HNE modification of ZAK suppresses JNK pathway activation in cells. (a) WT-ZAK-transfected HEK-293T cells show higher basal JNK activation compared to mock-, C22A-ZAK-, or K45M-ZAK-transfected. (b,c) Western blots (b) and normalized phosphorylated JNK levels (c) showing that H₂O₂ treatment (1 mM, 30 min) increases JNK activation in WT- and C22A-ZAK cells and this increase is blocked or amplified in WT- and C22A-ZAK cells, respectively by pre-treatment with HNE (100 μM, 30 min). (d) A model diagramming ZAK-dependent and ZAK-independent pathways for HNE modulation of JNK activation. Dashed line designates the potential for oxidative stress to generate HNE and initiate a negative feedback loop to limit JNK activation. (e,f) Western blots (e) and normalized phosphorylated JNK levels (f) showing dramatic, concentration-dependent activation of JNK by HNE (50 or 100 μM, 60 min) in C22A-ZAK cells, but not in WT-ZAK cells.
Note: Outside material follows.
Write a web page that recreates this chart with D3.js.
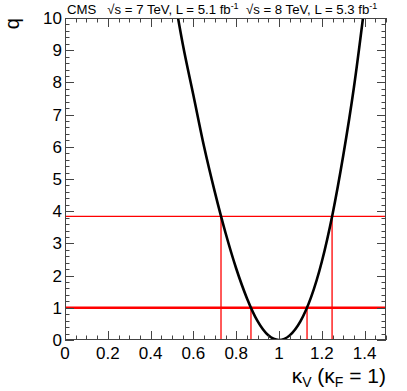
<!DOCTYPE html>
<html>
<head>
<meta charset="utf-8">
<script src="https://cdn.jsdelivr.net/npm/d3@7"></script>
<style>
  body { margin: 0; background: #fff; }
  text { font-family: "Liberation Sans", Arial, sans-serif; white-space: pre; }
</style>
</head>
<body>
<svg id="chart" width="407" height="391"></svg>
<script>
/* data */
const kappa_v = [0.515, 0.55, 0.6, 0.65, 0.7, 0.75, 0.8, 0.85, 0.9, 0.95, 1.0,
  1.05, 1.1, 1.15, 1.2, 1.25, 1.3, 1.35, 1.4];
const q_values = [10.5, 9.2, 7.6, 6.0, 4.6, 3.33, 2.22, 1.30, 0.585, 0.146, 0,
  0.144, 0.578, 1.33, 2.43, 3.90, 5.72, 7.84, 10.4];
const cl_levels = [1, 3.84];
const cl_left = [0.869, 0.729];
const cl_right = [1.131, 1.248];
const x_ticks = [0, 0.2, 0.4, 0.6, 0.8, 1, 1.2, 1.4];
const y_ticks = [0, 1, 2, 3, 4, 5, 6, 7, 8, 9, 10];

/* display parameters */
const frame_l = 65, frame_r = 386, frame_t = 18, frame_b = 340;

let svg = d3.select("#chart");

let x = d3.scaleLinear().domain([0, 1.5]).range([frame_l, frame_r]),
  y = d3.scaleLinear().domain([0, 10]).range([frame_b, frame_t]);

let plot = svg.append("g");

plot.append("clipPath").attr("id", "clip")
  .append("rect")
  .attr("x", frame_l).attr("y", frame_t)
  .attr("width", frame_r - frame_l).attr("height", frame_b - frame_t);

/* red confidence lines */
let red = plot.append("g").attr("stroke", "#ff0000").attr("fill", "none");

cl_levels.forEach((lv, i) => {
  red.append("line")
    .attr("x1", frame_l).attr("x2", frame_r)
    .attr("y1", y(lv)).attr("y2", y(lv))
    .attr("stroke-width", i === 0 ? 2.5 : 1.3);
  [cl_left[i], cl_right[i]].forEach(k => {
    red.append("line")
      .attr("x1", x(k)).attr("x2", x(k))
      .attr("y1", frame_b).attr("y2", y(lv))
      .attr("stroke-width", 1.3);
  });
});

/* likelihood scan */
let line = d3.line()
  .x((d, i) => x(kappa_v[i]))
  .y(d => y(d))
  .curve(d3.curveMonotoneX);

plot.append("path")
  .datum(q_values)
  .attr("clip-path", "url(#clip)")
  .attr("d", line)
  .attr("fill", "none")
  .attr("stroke", "#000")
  .attr("stroke-width", 2.6);

/* ticks, ROOT style: inside the frame on all four sides */
let ticks = svg.append("g").attr("stroke", "#444").attr("stroke-width", 1);

d3.range(0, 1.5001, 0.05).forEach((v, i) => {
  let len = i % 4 === 0 ? 9 : 4.5,
    px = Math.round(x(v)) + 0.5;
  ticks.append("line").attr("x1", px).attr("x2", px)
    .attr("y1", frame_b).attr("y2", frame_b - len);
  ticks.append("line").attr("x1", px).attr("x2", px)
    .attr("y1", frame_t).attr("y2", frame_t + len);
});

d3.range(0, 10.001, 0.2).forEach((v, i) => {
  let len = i % 5 === 0 ? 9 : 4.5,
    py = Math.round(y(v)) + 0.5;
  ticks.append("line").attr("y1", py).attr("y2", py)
    .attr("x1", frame_l).attr("x2", frame_l + len);
  ticks.append("line").attr("y1", py).attr("y2", py)
    .attr("x1", frame_r).attr("x2", frame_r - len);
});

svg.append("rect")
  .attr("x", frame_l + 0.5).attr("y", frame_t + 0.5)
  .attr("width", frame_r - frame_l - 1).attr("height", frame_b - frame_t - 1)
  .attr("fill", "none")
  .attr("stroke", "#444")
  .attr("stroke-width", 1);

/* tick labels */
svg.append("g").selectAll("text")
  .data(x_ticks)
  .join("text")
  .attr("x", d => x(d))
  .attr("y", 359)
  .attr("text-anchor", "middle")
  .attr("font-size", 17)
  .text(d => d);

svg.append("g").selectAll("text")
  .data(y_ticks)
  .join("text")
  .attr("x", 62)
  .attr("y", d => y(d) + 6)
  .attr("text-anchor", "end")
  .attr("font-size", 17)
  .text(d => d);

/* axis titles */
let xt = svg.append("text")
  .attr("x", frame_r)
  .attr("y", 383)
  .attr("text-anchor", "end")
  .attr("font-size", 21);
xt.append("tspan").text("κ");
xt.append("tspan").attr("font-size", 14).attr("dy", 4).text("V");
xt.append("tspan").attr("dy", -4).text(" (κ");
xt.append("tspan").attr("font-size", 14).attr("dy", 4).text("F");
xt.append("tspan").attr("dy", -4).text(" = 1)");

svg.append("text")
  .attr("transform", "translate(19," + frame_t + ") rotate(-90)")
  .attr("text-anchor", "end")
  .attr("font-size", 20)
  .text("q");

/* header */
let hd = svg.append("text")
  .attr("x", 67)
  .attr("y", 14)
  .attr("font-size", 13.2);
hd.append("tspan").text("CMS   √s = 7 TeV, L = 5.1 fb");
hd.append("tspan").attr("font-size", 9).attr("dy", -5).text("-1");
hd.append("tspan").attr("dy", 5).text("  √s = 8 TeV, L = 5.3 fb");
hd.append("tspan").attr("font-size", 9).attr("dy", -5).text("-1");
</script>
</body>
</html>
Note that mock- and K45M-ZAK transfected cells also show modest, but significant elevations in JNK activity following HNE treatment, which is consistent with previous studies indicating that HNE can activate JNK by multiple pathways. For a, c and f, data are presented as mean values ± s.e.m.; N >= 4 experiments/group (biological replicates). *, P < 0.05; **, P < 0.01; ^##, P < 0.01; t-test, two-sided.